3. Listen and ask curious questions.
Even if you vehemently disagree with the fact that your best friend from high school is going to a house party, listening and staying curious is important for moving the conversation forward in a positive way. Stern calls this being an “emotion scientist.”
“An emotion scientist, as opposed to an emotion judge, is someone who is curious, open, accepting, and listening—not critical, dismissive, and closed-minded," says Stern. In these cases, being the “listener” carries more weight than being the “knower.”
By asking curious questions, you are inviting the other person to give you more information about where they stand and why. Stern recommends deploying language such as:
“I’m really interested to know what you’re thinking about. Why did you make that decision?”

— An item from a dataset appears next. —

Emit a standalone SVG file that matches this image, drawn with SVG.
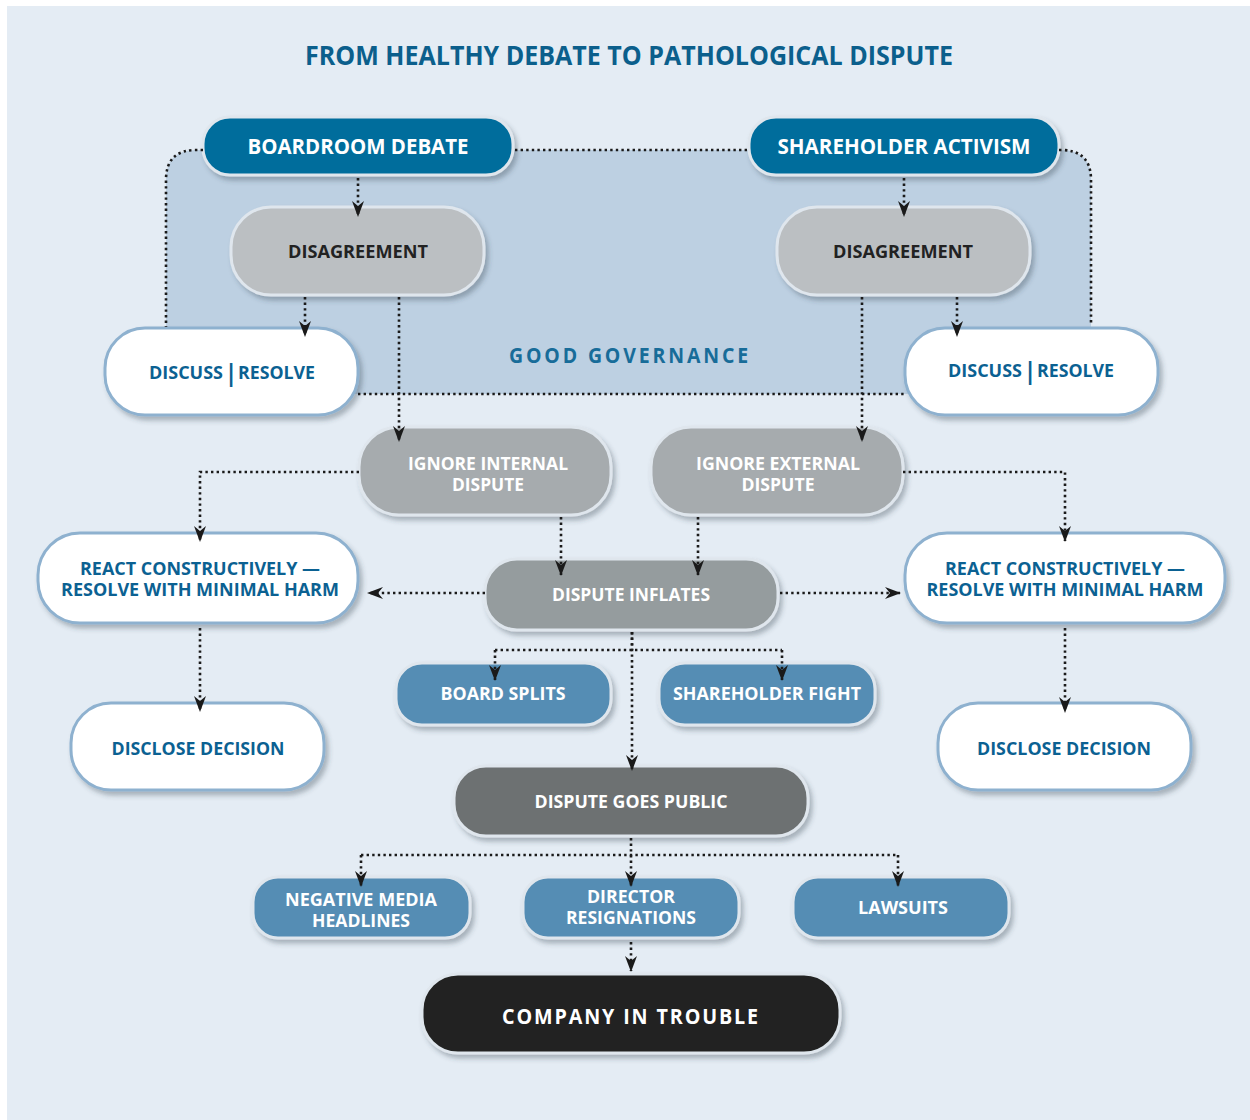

“Many people, including myself, are wearing masks and you’re not wearing one. I’m worried about that.”
In other words, it’s important to come from a place of sharing what you think and how you feel instead of preaching or lecturing. The goal is to get their point of view and to see if you can listen from a place of empathy, says Stern. Then you can say, “I understand why that makes sense to you. Here’s what I hear. Here’s why I see it differently.”
4. Know your boundaries.
“Knowing your own limits—what is okay with you and what is not—is really important. As is having the courage to say what they are without being confrontational,” says Stern. “You don’t have to start a fight. Think of it as a conversation, not confrontation.”

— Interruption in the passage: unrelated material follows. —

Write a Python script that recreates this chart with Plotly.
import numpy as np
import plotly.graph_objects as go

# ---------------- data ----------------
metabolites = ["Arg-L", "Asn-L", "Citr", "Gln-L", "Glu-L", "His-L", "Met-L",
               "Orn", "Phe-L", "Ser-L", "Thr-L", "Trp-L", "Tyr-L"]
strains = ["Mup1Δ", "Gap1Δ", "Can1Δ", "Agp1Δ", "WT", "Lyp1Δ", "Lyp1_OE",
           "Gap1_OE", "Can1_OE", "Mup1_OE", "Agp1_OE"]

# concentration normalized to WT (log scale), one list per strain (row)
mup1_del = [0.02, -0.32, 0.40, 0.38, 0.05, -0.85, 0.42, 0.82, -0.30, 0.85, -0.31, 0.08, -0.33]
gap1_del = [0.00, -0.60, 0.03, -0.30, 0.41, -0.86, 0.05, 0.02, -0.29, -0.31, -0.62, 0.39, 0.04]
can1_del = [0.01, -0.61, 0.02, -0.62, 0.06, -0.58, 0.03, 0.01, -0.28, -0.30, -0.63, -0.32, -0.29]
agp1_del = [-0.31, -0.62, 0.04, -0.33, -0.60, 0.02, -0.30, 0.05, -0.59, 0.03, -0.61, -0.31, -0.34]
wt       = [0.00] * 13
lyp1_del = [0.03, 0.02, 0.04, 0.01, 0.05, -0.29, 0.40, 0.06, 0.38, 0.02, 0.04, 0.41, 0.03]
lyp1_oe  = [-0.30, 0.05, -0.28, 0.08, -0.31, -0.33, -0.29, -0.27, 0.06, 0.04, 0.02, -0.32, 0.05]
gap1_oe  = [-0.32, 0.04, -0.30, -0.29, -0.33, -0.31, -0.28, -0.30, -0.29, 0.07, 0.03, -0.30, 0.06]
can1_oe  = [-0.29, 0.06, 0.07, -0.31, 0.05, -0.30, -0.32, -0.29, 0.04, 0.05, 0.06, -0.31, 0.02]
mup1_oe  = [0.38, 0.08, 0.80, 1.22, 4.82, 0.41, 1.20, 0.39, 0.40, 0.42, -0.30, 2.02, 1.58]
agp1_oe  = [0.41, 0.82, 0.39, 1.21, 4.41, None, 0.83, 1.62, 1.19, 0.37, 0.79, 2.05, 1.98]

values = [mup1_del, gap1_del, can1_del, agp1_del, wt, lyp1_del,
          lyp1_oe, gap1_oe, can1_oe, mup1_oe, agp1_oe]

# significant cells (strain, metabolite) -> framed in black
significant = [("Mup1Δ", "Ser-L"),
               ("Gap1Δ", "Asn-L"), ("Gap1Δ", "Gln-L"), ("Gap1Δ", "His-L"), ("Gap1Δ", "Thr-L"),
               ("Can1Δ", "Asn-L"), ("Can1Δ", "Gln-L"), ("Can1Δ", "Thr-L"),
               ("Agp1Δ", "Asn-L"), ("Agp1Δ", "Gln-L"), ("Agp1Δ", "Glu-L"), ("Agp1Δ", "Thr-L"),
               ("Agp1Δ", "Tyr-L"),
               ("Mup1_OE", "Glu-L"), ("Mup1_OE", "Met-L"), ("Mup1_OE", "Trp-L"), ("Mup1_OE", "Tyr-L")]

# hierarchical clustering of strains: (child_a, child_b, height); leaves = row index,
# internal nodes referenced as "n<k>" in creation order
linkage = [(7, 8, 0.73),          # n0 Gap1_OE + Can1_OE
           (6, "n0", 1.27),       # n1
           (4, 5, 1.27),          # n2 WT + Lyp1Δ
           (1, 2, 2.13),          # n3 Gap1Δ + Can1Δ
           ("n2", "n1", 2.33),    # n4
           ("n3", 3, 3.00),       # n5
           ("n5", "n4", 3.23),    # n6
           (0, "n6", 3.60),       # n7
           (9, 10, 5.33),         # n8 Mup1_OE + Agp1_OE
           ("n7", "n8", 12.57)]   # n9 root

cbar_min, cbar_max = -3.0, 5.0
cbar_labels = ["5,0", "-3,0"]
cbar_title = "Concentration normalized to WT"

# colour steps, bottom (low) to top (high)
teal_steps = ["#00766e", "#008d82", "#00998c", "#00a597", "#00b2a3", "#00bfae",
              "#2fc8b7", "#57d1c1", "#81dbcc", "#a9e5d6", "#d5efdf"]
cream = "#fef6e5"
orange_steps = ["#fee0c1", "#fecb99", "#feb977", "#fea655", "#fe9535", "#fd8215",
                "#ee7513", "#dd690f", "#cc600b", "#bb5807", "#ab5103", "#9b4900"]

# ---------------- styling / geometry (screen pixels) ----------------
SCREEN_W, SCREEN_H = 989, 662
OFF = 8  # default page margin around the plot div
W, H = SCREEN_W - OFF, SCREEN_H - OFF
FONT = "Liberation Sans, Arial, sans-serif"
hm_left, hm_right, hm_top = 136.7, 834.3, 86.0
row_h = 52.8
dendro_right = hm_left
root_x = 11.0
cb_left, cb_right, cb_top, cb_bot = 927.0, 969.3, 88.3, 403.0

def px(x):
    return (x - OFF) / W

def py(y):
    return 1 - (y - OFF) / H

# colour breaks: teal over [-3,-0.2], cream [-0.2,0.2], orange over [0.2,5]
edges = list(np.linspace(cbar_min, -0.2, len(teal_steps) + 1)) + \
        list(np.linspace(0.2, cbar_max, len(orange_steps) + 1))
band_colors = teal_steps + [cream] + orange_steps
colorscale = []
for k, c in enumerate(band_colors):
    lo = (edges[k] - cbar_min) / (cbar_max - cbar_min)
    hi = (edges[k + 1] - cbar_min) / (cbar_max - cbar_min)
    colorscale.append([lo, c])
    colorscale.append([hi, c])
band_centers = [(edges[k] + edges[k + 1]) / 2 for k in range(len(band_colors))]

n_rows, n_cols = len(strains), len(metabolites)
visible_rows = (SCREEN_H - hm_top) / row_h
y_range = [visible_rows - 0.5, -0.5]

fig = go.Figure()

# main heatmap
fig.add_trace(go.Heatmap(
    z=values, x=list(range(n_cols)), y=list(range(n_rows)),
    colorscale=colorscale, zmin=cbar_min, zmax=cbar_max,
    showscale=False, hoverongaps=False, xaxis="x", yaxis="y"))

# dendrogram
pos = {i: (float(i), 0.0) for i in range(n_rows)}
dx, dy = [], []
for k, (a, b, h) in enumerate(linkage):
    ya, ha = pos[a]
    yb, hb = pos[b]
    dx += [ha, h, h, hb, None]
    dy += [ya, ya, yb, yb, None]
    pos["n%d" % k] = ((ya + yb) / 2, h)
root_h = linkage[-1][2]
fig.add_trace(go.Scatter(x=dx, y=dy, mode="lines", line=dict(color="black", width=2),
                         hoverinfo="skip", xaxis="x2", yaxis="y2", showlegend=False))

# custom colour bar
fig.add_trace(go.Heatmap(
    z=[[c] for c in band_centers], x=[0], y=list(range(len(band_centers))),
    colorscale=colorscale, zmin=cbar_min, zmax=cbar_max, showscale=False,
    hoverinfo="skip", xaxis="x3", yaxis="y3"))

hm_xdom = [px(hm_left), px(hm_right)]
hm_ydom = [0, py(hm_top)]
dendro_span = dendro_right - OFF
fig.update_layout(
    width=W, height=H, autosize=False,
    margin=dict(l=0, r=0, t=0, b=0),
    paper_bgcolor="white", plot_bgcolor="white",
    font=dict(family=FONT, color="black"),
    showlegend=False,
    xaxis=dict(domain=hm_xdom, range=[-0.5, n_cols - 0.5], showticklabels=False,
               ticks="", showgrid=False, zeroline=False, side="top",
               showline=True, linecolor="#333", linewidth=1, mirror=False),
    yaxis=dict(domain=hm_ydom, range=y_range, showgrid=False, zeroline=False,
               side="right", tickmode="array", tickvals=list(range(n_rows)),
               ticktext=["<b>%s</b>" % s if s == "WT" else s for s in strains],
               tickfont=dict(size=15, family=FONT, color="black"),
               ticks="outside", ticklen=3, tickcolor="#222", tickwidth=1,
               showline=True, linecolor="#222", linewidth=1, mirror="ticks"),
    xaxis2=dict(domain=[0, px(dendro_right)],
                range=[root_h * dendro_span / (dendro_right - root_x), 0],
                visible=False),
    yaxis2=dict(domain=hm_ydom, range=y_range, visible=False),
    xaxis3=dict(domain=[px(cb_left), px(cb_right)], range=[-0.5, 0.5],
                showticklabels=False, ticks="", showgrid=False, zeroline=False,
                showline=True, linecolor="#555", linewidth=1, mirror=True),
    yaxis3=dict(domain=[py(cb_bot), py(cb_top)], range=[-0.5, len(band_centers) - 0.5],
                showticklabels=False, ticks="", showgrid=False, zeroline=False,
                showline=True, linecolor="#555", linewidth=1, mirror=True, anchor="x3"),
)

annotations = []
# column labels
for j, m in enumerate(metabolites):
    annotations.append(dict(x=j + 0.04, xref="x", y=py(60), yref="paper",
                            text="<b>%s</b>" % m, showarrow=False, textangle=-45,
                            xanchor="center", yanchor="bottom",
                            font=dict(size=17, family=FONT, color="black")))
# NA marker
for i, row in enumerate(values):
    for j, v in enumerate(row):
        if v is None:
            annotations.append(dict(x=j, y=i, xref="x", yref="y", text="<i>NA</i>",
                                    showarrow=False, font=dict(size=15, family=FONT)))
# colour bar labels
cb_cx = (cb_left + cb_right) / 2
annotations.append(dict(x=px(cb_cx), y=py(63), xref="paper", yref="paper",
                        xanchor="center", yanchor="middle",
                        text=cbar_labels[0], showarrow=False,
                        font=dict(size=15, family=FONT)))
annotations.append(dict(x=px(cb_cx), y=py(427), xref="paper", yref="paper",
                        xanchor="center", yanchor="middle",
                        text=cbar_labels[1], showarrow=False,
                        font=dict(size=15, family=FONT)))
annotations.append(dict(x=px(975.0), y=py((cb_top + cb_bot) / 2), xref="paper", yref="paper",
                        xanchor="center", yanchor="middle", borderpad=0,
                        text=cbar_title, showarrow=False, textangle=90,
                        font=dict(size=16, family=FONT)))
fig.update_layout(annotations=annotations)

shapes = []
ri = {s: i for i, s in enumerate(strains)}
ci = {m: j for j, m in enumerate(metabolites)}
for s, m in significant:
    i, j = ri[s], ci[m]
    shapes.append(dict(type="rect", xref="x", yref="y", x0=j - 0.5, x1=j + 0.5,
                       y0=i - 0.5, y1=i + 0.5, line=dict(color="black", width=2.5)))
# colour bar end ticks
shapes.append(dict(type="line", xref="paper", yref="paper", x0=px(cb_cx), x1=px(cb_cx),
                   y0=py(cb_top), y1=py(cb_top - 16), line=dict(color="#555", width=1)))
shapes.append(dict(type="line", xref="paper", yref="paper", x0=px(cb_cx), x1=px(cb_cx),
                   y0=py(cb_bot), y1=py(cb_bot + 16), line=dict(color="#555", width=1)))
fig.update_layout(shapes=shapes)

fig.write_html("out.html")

If you feel caught off guard or like you’re at a standstill, Stern recommends saying the following:
“I appreciate how you feel.”
“I see how that makes sense to you. It doesn’t make sense to me.”

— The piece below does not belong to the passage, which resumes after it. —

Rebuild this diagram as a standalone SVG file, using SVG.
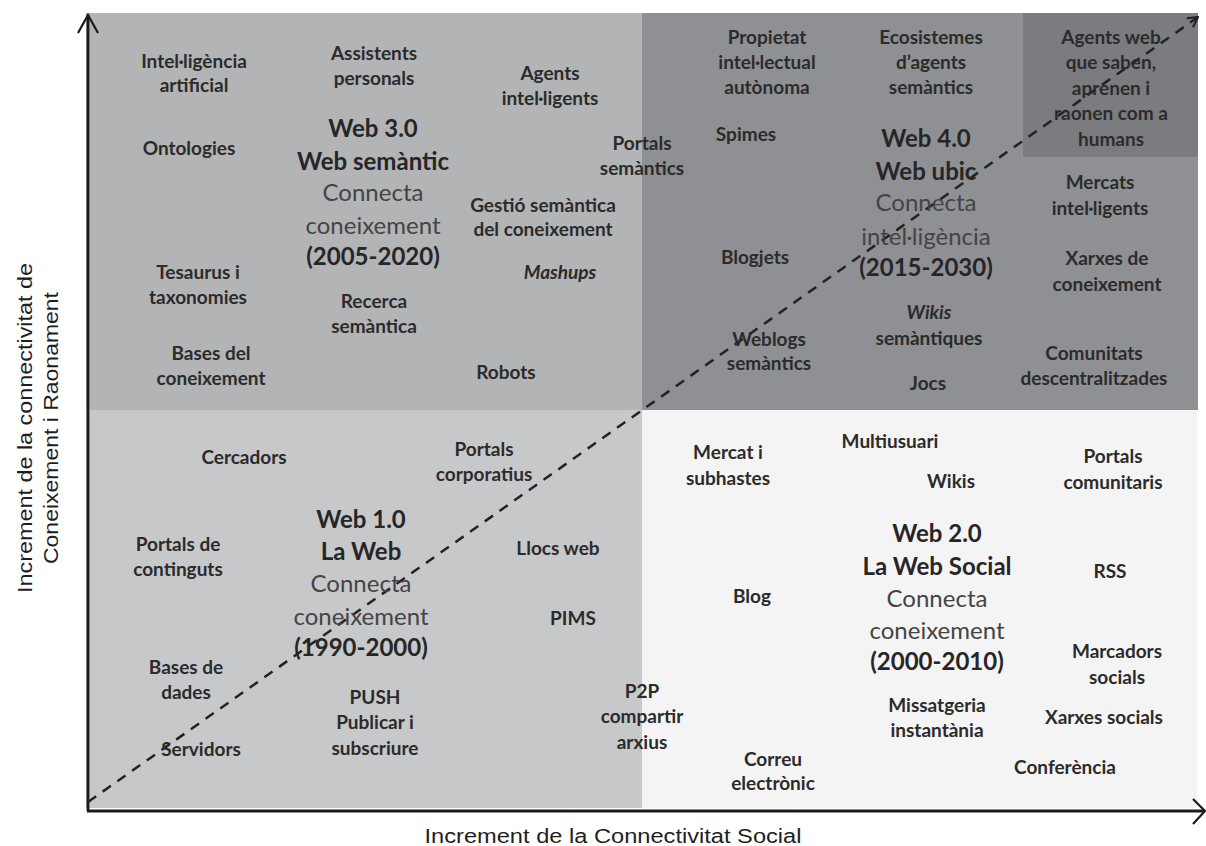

“I really understand how you came to that conclusion” or “I don’t understand how you came to that conclusion, but that’s okay. You are entitled to have that conclusion, but I can’t be around you if you’re not wearing a mask.”
“Let get together another time” or “Let’s make our next get-together a Zoom.”
On that note, if you’re making plans to hang out and are worried the other person isn’t going to follow health and safety precautions, it’s okay to draw a line—you have the choice to respectfully decline an invitation to come over for dinner.
You can also be clear about your boundaries upfront. Say, “I’d love to get lunch next week but only if we can go to an outdoor cafe and keep our masks on when we’re not eating.”
5. Be aware of your tone.
“Be mindful of your tone of voice, as well as your words, so that you’re less likely to sound judgmental or critical,” says Stern. “It’s a difficult time for everyone. We all are deserving of compassion and patience.”
Instead, try your best to come to the conversation with positivity and openness. “You might even say, ‘You know, this is hard for me. I care about you and I’m upset about this. I know you have the right to make your own decisions, but it would help me to better understand what lead you to decide not to wear a mask,’” says Stern.
6. Be realistic about your expectations.
No matter how daunting these types of conversations can seem, they don’t have to tear your relationship apart. “It’s challenging, but at the same time, it’s possible if you can really accept that people feel differently about things, events, and information,” says Stern.
If you can’t change a person’s mind, at the very least you might be able to plant a seed of change—just because somebody doesn’t put their mask on that very moment, that doesn’t mean that you haven’t made an impact at all. “As long as you say to yourself, ‘I’d love for this to be the outcome, but I’m going to have the conversation regardless of the outcome because I want them to hear my point of view and feelings even though I know I can’t control the other person,’” says Stern. Keep in mind the things you can control: You can share your feelings. You can share information. And you can control your own behavior.